# Data excerpt
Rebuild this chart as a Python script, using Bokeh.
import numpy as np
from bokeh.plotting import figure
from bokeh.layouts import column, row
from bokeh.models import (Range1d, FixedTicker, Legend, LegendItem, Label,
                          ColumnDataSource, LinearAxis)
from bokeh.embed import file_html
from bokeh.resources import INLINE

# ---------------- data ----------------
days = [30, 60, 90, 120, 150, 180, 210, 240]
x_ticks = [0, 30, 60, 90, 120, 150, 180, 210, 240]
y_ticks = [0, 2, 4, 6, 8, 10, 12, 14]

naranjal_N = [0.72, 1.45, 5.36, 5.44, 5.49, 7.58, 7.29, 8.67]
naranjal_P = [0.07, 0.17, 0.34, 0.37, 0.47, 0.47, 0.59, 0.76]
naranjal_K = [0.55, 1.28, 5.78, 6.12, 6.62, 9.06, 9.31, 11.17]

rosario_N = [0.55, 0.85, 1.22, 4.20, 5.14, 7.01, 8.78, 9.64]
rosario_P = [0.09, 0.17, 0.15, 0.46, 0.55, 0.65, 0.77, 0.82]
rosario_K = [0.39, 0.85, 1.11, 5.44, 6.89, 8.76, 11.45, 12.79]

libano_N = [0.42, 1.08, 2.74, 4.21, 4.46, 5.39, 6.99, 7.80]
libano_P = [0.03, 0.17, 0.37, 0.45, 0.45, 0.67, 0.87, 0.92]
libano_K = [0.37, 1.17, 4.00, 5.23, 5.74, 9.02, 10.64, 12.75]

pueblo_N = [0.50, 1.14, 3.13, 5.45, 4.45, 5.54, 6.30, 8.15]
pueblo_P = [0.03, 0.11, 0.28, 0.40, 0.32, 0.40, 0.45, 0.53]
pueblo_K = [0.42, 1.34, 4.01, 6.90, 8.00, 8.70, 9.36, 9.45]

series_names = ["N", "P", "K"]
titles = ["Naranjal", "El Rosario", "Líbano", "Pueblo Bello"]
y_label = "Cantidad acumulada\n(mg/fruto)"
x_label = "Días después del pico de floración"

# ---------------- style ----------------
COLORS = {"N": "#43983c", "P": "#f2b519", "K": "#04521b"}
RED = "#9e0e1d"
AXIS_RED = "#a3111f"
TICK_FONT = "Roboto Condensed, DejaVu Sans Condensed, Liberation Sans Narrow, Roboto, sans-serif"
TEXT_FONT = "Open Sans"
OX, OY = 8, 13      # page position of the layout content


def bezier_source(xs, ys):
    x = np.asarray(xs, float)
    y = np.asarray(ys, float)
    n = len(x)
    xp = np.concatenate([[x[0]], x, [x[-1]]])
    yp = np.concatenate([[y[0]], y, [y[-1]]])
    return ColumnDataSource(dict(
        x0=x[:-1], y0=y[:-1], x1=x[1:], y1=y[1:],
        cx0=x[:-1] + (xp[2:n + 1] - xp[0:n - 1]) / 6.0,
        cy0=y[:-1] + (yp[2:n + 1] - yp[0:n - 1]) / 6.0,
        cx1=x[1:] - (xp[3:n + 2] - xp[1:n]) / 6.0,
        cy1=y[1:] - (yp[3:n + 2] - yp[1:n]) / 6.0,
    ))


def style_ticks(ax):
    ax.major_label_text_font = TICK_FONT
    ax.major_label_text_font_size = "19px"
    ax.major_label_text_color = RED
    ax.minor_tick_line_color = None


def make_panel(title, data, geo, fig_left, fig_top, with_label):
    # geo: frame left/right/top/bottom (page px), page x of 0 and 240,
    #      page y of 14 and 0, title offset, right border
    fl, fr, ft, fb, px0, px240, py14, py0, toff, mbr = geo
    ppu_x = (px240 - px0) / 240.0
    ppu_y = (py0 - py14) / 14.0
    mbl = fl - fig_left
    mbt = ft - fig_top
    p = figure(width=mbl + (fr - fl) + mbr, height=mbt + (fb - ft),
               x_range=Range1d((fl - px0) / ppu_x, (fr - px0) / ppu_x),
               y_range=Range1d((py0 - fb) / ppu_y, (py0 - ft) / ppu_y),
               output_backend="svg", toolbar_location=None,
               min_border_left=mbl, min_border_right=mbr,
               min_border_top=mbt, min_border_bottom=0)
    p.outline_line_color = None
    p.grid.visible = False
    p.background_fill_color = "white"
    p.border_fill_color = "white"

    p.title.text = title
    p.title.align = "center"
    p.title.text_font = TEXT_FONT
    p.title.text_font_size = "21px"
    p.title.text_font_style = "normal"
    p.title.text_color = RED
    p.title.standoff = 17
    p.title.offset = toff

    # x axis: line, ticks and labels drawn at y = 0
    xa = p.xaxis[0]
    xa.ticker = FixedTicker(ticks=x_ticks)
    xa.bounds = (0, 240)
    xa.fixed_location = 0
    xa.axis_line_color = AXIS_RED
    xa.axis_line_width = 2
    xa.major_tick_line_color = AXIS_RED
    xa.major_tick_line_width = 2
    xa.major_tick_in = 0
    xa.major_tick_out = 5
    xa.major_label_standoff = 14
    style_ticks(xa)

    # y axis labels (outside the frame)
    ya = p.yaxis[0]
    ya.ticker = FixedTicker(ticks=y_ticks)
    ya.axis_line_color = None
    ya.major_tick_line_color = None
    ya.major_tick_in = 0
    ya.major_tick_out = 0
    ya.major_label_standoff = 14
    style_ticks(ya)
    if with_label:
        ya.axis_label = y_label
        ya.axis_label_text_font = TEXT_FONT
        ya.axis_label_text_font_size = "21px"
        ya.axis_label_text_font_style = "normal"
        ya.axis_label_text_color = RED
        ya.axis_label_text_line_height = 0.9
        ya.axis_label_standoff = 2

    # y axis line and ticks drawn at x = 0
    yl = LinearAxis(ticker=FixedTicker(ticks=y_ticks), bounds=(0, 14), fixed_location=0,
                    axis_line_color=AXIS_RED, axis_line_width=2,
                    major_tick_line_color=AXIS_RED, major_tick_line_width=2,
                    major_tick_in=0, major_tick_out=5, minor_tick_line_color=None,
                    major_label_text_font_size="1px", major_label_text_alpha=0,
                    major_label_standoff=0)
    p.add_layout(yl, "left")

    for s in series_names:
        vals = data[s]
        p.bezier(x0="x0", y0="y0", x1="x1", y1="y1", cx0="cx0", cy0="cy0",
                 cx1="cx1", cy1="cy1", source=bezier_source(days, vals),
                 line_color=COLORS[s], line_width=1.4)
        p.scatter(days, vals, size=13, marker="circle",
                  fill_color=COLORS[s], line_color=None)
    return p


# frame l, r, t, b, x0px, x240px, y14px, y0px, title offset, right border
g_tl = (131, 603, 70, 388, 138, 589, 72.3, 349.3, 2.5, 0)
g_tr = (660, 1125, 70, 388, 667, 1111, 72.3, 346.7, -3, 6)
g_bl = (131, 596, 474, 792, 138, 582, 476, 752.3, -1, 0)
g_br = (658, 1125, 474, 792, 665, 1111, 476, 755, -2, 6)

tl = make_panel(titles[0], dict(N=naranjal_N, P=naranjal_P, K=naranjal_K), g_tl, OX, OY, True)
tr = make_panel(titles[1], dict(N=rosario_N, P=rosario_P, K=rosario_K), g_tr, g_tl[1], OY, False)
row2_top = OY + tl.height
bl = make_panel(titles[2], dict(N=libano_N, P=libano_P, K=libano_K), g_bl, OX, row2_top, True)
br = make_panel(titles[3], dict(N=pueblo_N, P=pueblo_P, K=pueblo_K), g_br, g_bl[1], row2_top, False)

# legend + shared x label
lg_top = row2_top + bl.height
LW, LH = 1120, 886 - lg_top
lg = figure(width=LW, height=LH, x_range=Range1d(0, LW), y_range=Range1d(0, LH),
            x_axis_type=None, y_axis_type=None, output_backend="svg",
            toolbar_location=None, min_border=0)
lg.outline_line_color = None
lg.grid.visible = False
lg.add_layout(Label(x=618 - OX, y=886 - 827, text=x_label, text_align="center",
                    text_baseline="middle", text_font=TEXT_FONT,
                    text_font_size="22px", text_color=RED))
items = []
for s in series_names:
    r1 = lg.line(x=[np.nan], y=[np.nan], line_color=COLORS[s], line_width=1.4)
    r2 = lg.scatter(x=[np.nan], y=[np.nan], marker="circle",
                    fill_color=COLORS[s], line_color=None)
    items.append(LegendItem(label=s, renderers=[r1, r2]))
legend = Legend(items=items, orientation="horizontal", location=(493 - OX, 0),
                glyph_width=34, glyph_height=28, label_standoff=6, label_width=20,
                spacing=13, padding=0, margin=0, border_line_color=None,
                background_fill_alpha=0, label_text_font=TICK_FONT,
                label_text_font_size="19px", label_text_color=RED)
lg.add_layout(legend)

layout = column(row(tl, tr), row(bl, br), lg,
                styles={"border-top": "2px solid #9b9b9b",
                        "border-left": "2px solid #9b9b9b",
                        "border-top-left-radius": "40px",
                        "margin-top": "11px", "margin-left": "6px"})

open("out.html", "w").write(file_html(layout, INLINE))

# Work to do
Reproduce only the lines from the top of the material through the one bearing "from bokeh.resources import INLINE", each exactly as it stands.

# Full response
Rebuild this chart as a Python script, using Bokeh.
import numpy as np
from bokeh.plotting import figure
from bokeh.layouts import column, row
from bokeh.models import (Range1d, FixedTicker, Legend, LegendItem, Label,
                          ColumnDataSource, LinearAxis)
from bokeh.embed import file_html
from bokeh.resources import INLINE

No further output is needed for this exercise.